Prime Minister Justin Trudeau is planning a small cabinet shuffle to fill the seat that was left vacant when Newfoundland's Judy Foote took an indefinite leave of absence as minister of public works in April for personal and family reasons.
The mini-shuffle will allow the government to hold off on major changes to its ministry and its legislative agenda until 2018, when the Liberals will have finished the first half of their mandate.
Ms. Foote, the Liberal MP for the riding of Bonavista-Burin-Trinity, will not be returning to cabinet because of family and health issues, a government source said. The insider added the Prime Minister will move to ensure there is a new minister in place to represent Newfoundland and Labrador when the federal cabinet meets in St. John's in early September to map out the fall sitting of Parliament.
Two Newfoundland MPs – Seamus O'Regan and Gudie Hutchings – are in the running to enter cabinet as part of the shuffle.
The issue of gender parity could affect the number of changes that will be required, given the cabinet is currently made up of 15 female and 14 male members, excluding Mr. Trudeau. Replacing Ms. Foote with Mr. O'Regan, for example, would tilt the balance the other way, which could lead to the promotion of another female MP into cabinet.
In addition to the small summer shuffle, Mr. Trudeau is exploring the possibility of proroguing Parliament after the fall sitting. This would lead to a Throne Speech early in the New Year, to set up the Liberal government's legislative priorities for the second half of the mandate.
The Prime Minister will only make bigger changes to his cabinet in 2018 if he feels the need to change the team that will lead his government into the 2019 general election.
"We feel ministers are doing well and in the middle of big delivery projects," the senior official said. "If there is a particular reason to move specific people into new places, we will do that. You will never see [the Prime Minister] just say, 'These people have been in their jobs long enough, it's time to move them around.'"

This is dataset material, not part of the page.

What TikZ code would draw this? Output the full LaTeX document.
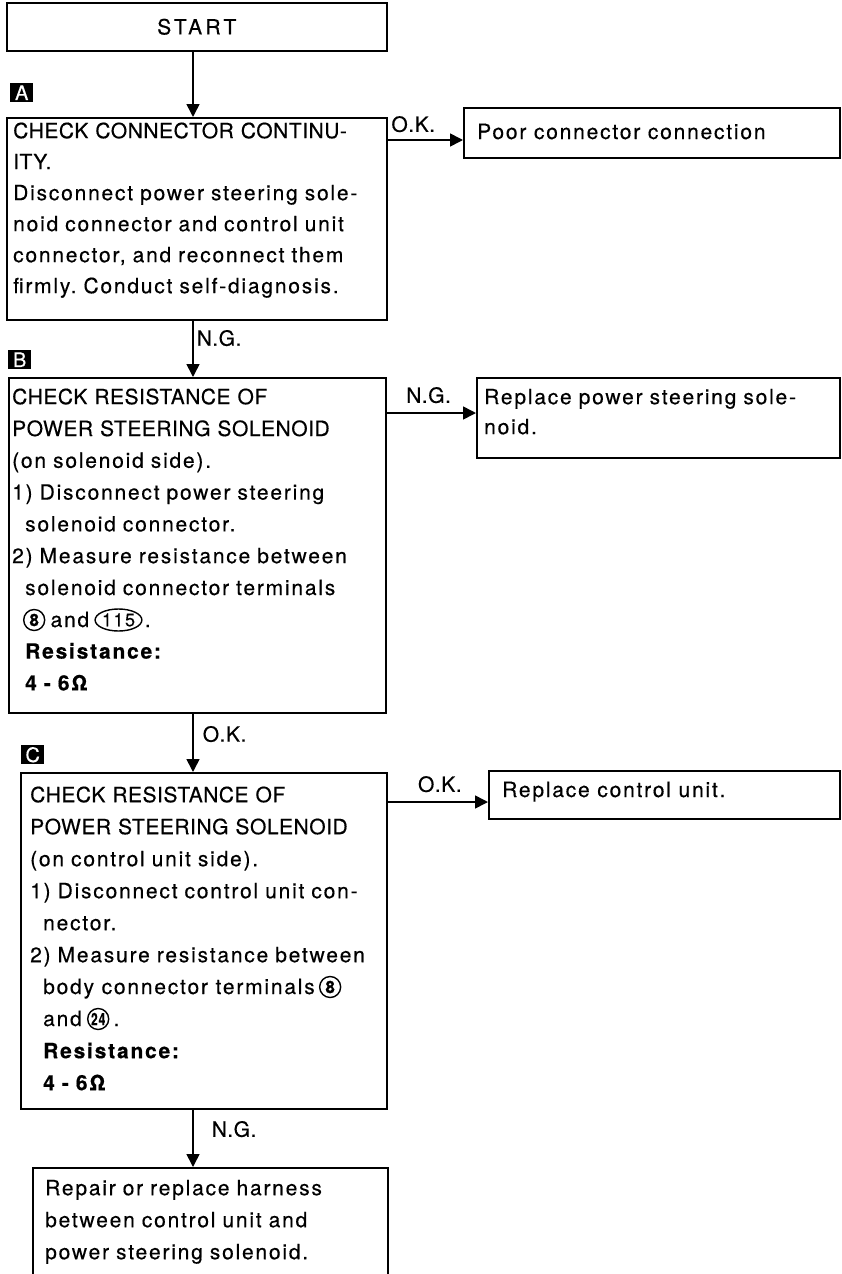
\documentclass[tikz,border=0pt]{standalone}
\usepackage{fontspec}
\setmainfont{TeX Gyre Heros}[LetterSpace=8.5,FakeBold=0.4]
\usetikzlibrary{arrows.meta,shapes.geometric}
\newcommand\firstln{\rule{0pt}{16pt}}
\newcommand\capsln[1]{{\addfontfeature{LetterSpace=2.5}#1}}
\frenchspacing
\begin{document}
\frenchspacing
\begin{tikzpicture}[x=1pt,y=-1pt,
  box/.style={draw,line width=1.6pt,rectangle,inner sep=0pt,anchor=north west},
  txt/.style={inner sep=0pt,anchor=north west,align=left,text width=400pt,font=\fontsize{21}{#1}\selectfont},
  lt/.style={inner sep=0pt,font=\fontsize{21}{24}\selectfont},
  tag/.style={fill=black,text=white,inner sep=0pt,minimum width=23pt,minimum height=19pt,anchor=north west,font=\fontsize{20}{20}\selectfont},
  arr/.style={line width=1.6pt,-{Triangle[length=13pt,width=13pt]}},
  cnum/.style={draw,circle,line width=1.4pt,inner sep=0pt,minimum size=21pt,font=\bfseries\fontsize{17}{17}\selectfont},
  enum/.style={draw,ellipse,line width=1.4pt,inner sep=0pt,minimum width=44pt,minimum height=22pt,font=\fontsize{18}{18}\selectfont}
]
\useasboundingbox (0,0) rectangle (841,1274);
\coordinate (ax) at (193,0);
% START
\node[box,minimum width=380pt,minimum height=48pt,font=\fontsize{21}{24}\selectfont\addfontfeature{LetterSpace=16}] (start) at (6,2) {START};
% A
\node[tag] (tA) at (10,83) {A};
\node[box,minimum width=380pt,minimum height=202pt] (A) at (6,117) {};
\node[txt=31pt] (At) at (13,122) {\firstln\capsln{CHECK CONNECTOR CONTINU-}\\\capsln{ITY.}\\Disconnect power steering sole-\\noid connector and control unit\\connector, and reconnect them\\firmly. Conduct self-diagnosis.};
\draw[arr] (start.south -| ax) -- (A.north -| ax);
\node[box,minimum width=376pt,minimum height=50pt] (P) at (463,107) {};
\node[lt,anchor=base west] (Pt) at (477,139) {Poor connector connection};
\coordinate (aok) at ([yshift=-23pt]A.north east);
\draw[arr] (aok) -- (aok -| P.west) node[pos=0.34,above=7pt,lt] {\capsln{O.K.}};
% B
\node[tag] (tB) at (8,350) {B};
\node[box,minimum width=377pt,minimum height=335pt] (B) at (8,377) {};
\draw[arr] (A.south -| ax) -- (B.north -| ax) node[pos=0.31,right=3pt,lt] {\capsln{N.G.}};
\node[txt=31.8pt] (Bt) at (12,388) {\firstln\capsln{CHECK RESISTANCE OF}\\\capsln{POWER STEERING SOLENOID}\\(on solenoid side).\\1) Disconnect power steering\\\hspace*{13pt}solenoid connector.\\2) Measure resistance between\\\hspace*{13pt}solenoid connector terminals\\\mbox{}\\\hspace*{13pt}\textbf{Resistance:}\\\hspace*{13pt}\textbf{4 - 6Ω}};
\coordinate (b8) at (23,627);
\node[cnum,anchor=west] (c8) at ([yshift=7pt]b8) {8};
\node[lt,anchor=base west,xshift=5pt] (and1) at (c8.east |- b8) {and};
\node[enum,anchor=west,xshift=5pt] (c115) at (and1.east |- c8) {115};
\node[lt,anchor=base west,xshift=2pt] (dot1) at (c115.east |- b8) {.};
\node[box,minimum width=363pt,minimum height=80pt] (R1) at (476,377) {};
\node[txt=30pt] (R1t) at (484,388) {\firstln Replace power steering sole-\\noid.};
\coordinate (bng) at ([yshift=-36pt]B.north east);
\draw[arr] (bng) -- (bng -| R1.west) node[pos=0.47,above=9pt,lt] {\capsln{N.G.}};
% C
\node[tag] (tC) at (21,745) {C};
\node[box,minimum width=366pt,minimum height=336pt] (C) at (20,772) {};
\draw[arr] (B.south -| ax) -- (C.north -| ax) node[pos=0.35,right=9pt,lt] {\capsln{O.K.}};
\node[txt=32pt] (Ct) at (30,786) {\firstln\capsln{CHECK RESISTANCE OF}\\\capsln{POWER STEERING SOLENOID}\\(on control unit side).\\1) Disconnect control unit con-\\\hspace*{13pt}nector.\\2) Measure resistance between\\\mbox{}\\\mbox{}\\\hspace*{13pt}\textbf{Resistance:}\\\hspace*{13pt}\textbf{4 - 6Ω}};
\coordinate (c7) at (43,994);
\node[lt,anchor=base west] (c7t) at (c7) {body connector terminals};
\node[cnum,anchor=west,xshift=4pt] (c8b) at ([yshift=7pt]c7t.base east) {8};
\coordinate (c8l) at (43,1026);
\node[lt,anchor=base west] (c8t) at (c8l) {and};
\node[cnum,anchor=west,xshift=5pt] (c24) at ([yshift=7pt]c8t.base east) {\scalebox{0.7}[1]{24}};
\node[lt,anchor=base west,xshift=4pt] (dot2) at (c24.east |- c8l) {.};
\node[box,minimum width=351pt,minimum height=48pt] (R2) at (488,770) {};
\node[lt,anchor=base west] (R2t) at (502,797) {Replace control unit.};
\coordinate (cok) at ([yshift=-30pt]C.north east);
\draw[arr] (cok) -- (cok -| R2.west) node[pos=0.52,above=9pt,lt] {\capsln{O.K.}};
% D
\node[box,minimum width=355pt,minimum height=140pt] (D) at (32,1167) {};
\draw[arr] (C.south -| ax) -- (D.north -| ax) node[pos=0.34,right=18pt,lt] {\capsln{N.G.}};
\node[txt=32pt] (Dt) at (45,1179) {\firstln Repair or replace harness\\between control unit and\\power steering solenoid.};
\end{tikzpicture}
\end{document}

In addition, there is growing speculation in Ottawa that some senior officials in the government will start moving back to Liberal headquarters in late 2018 or early 2019 to prepare the party's re-election bid. A key decision for the Prime Minister will be determining whether and when his chief of staff, Katie Telford, should return to her role as the lead campaign official.
Minister of Natural Resources Jim Carr has been filling in as public works minister during Ms. Foote's absence. The department is currently handling major files such as the beleaguered Phoenix pay system and stalled procurements such as the purchase of an interim fleet of Boeing fighter jets.
The Prime Minister's Office has high regard for Mr. O'Regan, who has a Masters of Philosophy from Cambridge University and serves on the House of Commons Heritage Committee. He served as the unofficial spokesman for the committee when it recently released a report calling for increased funding and other measures to help the country's embattled media industry.
Mr. O'Regan, an openly gay politician and former host of CTV's Canada AM, is a close personal friend of Mr. Trudeau and vacationed with the Prime Minister and his family in the Bahamas last Christmas.
Last year, Mr. O'Regan underwent treatment for alcoholism and has remained sober since his release from the 40-day program.
Ms. Hutchings has also impressed the Prime Minister's Office for her political smarts and her role as parliamentary secretary for small business and tourism. She has owned fly fishing lodges and was president of the Corner Brook Chamber of Commerce before her election to Parliament in 2015.
Ms. Hutchings represents the riding of Long Range Mountains in western Newfoundland that includes her hometown of Corner Brook. Mr. O'Regan, who was born in St. John's and grew up in Goose Bay, is the MP for St. John's South-Mount Pearl.
The new Speech from the Throne will be read by Canada's next governor-general, Julie Payette, who is set to be installed in late September or early October.
After introducing her as his pick for the job two weeks ago, Mr. Trudeau said he was in no hurry to prorogue Parliament. Instead, the Prime Minister said he wants to keep promoting measures that he has already introduced, such as the Canada Child Benefit and his tax reforms.
"We're going to continue to deliver on the commitments and the promises we made in the last election and in the Throne Speech we presented 18 months ago. Now is not the time to change from the strong approach that's delivering for Canadians, now is the time to continue on the hard work we're doing to help Canadian families," Mr. Trudeau said on July 13.